## Record set
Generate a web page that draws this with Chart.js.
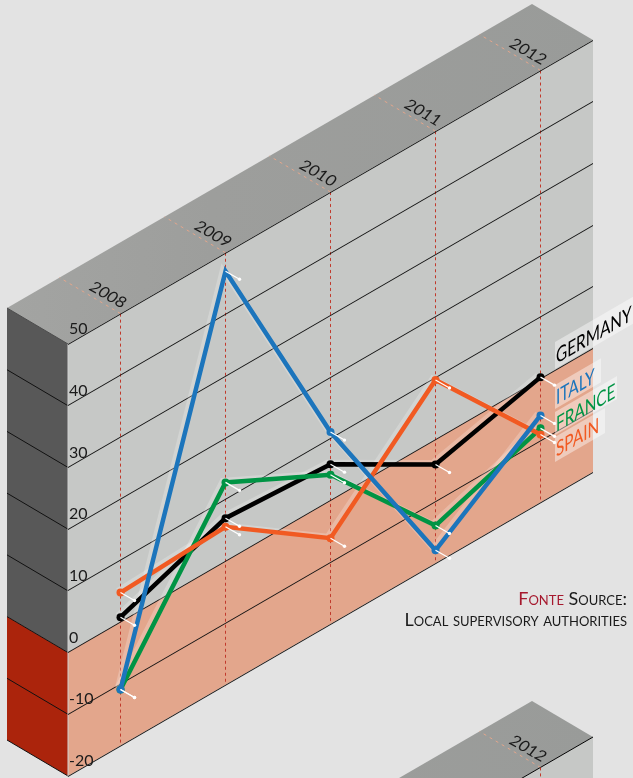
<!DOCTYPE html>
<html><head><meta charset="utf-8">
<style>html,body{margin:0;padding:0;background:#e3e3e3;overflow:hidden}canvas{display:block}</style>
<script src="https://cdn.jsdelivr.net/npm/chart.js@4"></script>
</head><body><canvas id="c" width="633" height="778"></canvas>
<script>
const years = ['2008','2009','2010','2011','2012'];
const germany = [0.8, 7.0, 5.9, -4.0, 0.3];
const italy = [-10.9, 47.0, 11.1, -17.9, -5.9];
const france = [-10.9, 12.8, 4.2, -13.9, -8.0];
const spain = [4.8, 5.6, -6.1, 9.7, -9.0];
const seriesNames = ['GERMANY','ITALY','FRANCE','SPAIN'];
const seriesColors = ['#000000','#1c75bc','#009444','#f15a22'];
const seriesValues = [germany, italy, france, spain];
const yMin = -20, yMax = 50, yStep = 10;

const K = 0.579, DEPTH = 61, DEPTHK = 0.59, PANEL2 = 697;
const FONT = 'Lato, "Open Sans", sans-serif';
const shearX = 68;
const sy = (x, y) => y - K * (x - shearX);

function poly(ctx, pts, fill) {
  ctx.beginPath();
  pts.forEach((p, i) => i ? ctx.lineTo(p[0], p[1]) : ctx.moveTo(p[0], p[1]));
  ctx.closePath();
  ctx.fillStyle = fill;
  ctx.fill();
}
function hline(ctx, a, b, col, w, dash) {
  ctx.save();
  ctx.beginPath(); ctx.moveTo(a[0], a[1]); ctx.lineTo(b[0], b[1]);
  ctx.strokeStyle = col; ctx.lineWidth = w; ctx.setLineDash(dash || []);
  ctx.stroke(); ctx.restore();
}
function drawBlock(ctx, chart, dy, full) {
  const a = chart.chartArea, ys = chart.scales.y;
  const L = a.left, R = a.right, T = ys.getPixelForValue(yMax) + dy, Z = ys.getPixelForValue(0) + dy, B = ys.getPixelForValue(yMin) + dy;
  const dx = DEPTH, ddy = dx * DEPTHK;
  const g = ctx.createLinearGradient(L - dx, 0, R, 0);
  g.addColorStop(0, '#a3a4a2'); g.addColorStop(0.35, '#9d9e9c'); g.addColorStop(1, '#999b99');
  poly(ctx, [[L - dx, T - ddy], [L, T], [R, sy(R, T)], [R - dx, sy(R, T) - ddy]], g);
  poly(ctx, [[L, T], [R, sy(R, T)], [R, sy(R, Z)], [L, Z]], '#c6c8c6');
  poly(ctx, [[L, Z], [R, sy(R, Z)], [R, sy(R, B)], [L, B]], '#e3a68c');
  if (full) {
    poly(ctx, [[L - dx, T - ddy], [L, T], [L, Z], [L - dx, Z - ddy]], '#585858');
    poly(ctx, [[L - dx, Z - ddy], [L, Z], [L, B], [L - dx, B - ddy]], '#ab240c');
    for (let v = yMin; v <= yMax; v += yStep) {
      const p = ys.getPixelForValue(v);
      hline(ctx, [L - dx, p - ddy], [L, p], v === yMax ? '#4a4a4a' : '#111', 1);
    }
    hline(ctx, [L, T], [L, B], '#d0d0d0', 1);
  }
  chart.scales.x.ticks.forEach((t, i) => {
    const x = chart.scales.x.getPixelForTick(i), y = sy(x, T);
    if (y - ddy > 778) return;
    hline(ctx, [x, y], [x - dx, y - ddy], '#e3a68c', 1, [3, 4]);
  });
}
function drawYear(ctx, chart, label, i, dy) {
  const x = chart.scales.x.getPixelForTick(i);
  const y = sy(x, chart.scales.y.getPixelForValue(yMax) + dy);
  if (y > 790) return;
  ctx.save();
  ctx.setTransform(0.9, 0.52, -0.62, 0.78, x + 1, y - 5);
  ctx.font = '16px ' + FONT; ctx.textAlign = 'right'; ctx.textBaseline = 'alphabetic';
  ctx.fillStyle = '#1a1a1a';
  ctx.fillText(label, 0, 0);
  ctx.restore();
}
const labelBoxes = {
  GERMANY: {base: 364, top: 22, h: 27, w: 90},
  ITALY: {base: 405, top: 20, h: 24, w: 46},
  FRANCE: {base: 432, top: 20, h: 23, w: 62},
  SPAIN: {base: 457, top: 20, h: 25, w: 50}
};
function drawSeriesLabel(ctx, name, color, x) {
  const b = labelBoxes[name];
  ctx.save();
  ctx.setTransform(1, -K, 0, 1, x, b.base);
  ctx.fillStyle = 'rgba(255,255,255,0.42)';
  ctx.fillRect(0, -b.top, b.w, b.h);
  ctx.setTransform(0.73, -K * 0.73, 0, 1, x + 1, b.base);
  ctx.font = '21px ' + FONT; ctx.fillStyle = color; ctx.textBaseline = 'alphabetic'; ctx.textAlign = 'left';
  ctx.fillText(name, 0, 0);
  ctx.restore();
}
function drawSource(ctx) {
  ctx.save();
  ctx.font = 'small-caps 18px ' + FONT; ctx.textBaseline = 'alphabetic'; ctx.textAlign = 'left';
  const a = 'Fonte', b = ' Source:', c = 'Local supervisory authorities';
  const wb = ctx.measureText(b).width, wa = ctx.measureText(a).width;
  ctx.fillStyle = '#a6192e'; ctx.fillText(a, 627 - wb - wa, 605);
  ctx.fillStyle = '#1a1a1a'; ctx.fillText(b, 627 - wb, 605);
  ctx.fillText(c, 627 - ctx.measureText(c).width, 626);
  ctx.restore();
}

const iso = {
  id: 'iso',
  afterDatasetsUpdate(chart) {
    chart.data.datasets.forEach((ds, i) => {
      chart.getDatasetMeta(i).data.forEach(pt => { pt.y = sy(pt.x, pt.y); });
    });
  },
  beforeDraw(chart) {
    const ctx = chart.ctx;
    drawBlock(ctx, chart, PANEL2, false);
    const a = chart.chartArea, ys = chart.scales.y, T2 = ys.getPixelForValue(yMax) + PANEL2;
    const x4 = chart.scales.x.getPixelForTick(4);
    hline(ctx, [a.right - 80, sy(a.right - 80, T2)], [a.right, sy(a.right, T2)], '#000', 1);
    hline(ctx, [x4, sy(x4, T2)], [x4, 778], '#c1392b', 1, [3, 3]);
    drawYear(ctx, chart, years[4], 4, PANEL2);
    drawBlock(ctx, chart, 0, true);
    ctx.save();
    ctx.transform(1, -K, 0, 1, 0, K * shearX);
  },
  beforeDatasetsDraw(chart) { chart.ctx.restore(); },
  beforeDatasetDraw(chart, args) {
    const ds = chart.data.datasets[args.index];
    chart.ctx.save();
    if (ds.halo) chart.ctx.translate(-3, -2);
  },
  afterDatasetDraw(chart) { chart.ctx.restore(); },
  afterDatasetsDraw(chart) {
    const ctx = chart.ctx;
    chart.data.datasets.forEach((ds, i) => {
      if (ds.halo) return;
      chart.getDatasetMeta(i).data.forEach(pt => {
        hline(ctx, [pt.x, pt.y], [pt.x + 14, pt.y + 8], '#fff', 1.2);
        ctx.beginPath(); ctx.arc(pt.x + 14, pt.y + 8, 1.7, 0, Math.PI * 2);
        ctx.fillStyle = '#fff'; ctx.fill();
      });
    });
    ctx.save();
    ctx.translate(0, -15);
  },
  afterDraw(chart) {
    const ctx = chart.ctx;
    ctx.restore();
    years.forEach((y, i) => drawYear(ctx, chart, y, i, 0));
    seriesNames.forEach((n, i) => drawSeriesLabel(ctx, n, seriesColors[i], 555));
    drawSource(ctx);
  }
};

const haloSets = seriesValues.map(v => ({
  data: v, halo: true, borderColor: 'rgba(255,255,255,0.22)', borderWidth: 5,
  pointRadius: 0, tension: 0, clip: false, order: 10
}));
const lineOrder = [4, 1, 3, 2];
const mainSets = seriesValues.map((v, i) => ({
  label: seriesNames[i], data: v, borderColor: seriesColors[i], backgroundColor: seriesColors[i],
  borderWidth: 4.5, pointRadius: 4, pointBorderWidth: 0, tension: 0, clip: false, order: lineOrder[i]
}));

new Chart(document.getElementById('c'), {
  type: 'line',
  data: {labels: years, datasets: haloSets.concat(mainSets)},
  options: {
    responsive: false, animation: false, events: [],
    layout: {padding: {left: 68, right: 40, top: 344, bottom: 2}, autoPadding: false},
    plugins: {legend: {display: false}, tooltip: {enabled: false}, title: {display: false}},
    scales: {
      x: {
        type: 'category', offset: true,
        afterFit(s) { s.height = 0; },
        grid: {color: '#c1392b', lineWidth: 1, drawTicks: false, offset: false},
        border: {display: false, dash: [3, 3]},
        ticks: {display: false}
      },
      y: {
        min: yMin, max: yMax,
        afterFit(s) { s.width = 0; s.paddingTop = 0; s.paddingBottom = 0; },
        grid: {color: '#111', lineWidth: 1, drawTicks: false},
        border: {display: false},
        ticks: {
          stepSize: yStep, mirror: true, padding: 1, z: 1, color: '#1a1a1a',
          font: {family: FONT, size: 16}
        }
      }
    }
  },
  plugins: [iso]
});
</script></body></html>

* * *

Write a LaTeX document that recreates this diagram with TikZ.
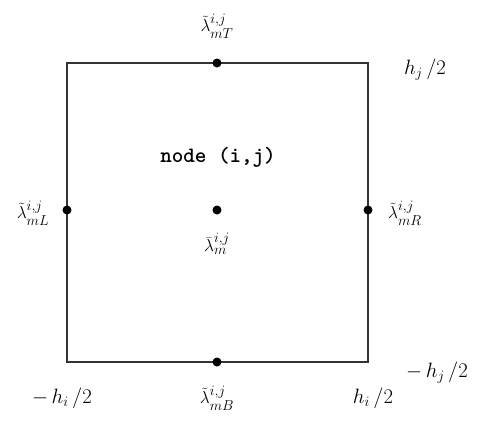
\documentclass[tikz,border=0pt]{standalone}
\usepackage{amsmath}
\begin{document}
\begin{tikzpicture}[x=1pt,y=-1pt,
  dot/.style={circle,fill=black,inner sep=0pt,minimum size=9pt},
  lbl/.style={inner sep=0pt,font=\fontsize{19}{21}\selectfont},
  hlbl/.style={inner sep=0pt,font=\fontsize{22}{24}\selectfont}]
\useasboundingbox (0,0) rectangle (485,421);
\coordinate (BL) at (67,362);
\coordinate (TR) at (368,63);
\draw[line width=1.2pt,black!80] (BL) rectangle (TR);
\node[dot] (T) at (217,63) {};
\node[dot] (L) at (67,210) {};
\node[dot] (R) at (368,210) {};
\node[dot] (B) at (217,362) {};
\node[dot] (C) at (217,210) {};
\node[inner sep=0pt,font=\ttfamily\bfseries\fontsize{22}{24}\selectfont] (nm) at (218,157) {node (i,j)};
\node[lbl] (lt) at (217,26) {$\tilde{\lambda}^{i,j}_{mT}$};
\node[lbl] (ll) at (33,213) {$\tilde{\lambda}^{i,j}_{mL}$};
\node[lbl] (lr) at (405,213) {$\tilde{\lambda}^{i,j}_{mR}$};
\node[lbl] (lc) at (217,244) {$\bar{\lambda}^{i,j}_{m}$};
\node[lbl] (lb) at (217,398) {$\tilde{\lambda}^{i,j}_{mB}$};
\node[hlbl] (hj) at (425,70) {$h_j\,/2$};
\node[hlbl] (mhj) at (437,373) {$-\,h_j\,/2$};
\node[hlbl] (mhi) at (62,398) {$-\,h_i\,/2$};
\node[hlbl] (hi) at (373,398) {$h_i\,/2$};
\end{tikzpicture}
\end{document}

## Exercise objective
Of the lines above, quote exactly those from the one with "Generate a web" through the one with "const yMin = -20, yMax = 50, yStep = 10;", ends included; pictures stay out.

## Worked answer
Generate a web page that draws this with Chart.js.
<!DOCTYPE html>
<html><head><meta charset="utf-8">
<style>html,body{margin:0;padding:0;background:#e3e3e3;overflow:hidden}canvas{display:block}</style>
<script src="https://cdn.jsdelivr.net/npm/chart.js@4"></script>
</head><body><canvas id="c" width="633" height="778"></canvas>
<script>
const years = ['2008','2009','2010','2011','2012'];
const germany = [0.8, 7.0, 5.9, -4.0, 0.3];
const italy = [-10.9, 47.0, 11.1, -17.9, -5.9];
const france = [-10.9, 12.8, 4.2, -13.9, -8.0];
const spain = [4.8, 5.6, -6.1, 9.7, -9.0];
const seriesNames = ['GERMANY','ITALY','FRANCE','SPAIN'];
const seriesColors = ['#000000','#1c75bc','#009444','#f15a22'];
const seriesValues = [germany, italy, france, spain];
const yMin = -20, yMax = 50, yStep = 10;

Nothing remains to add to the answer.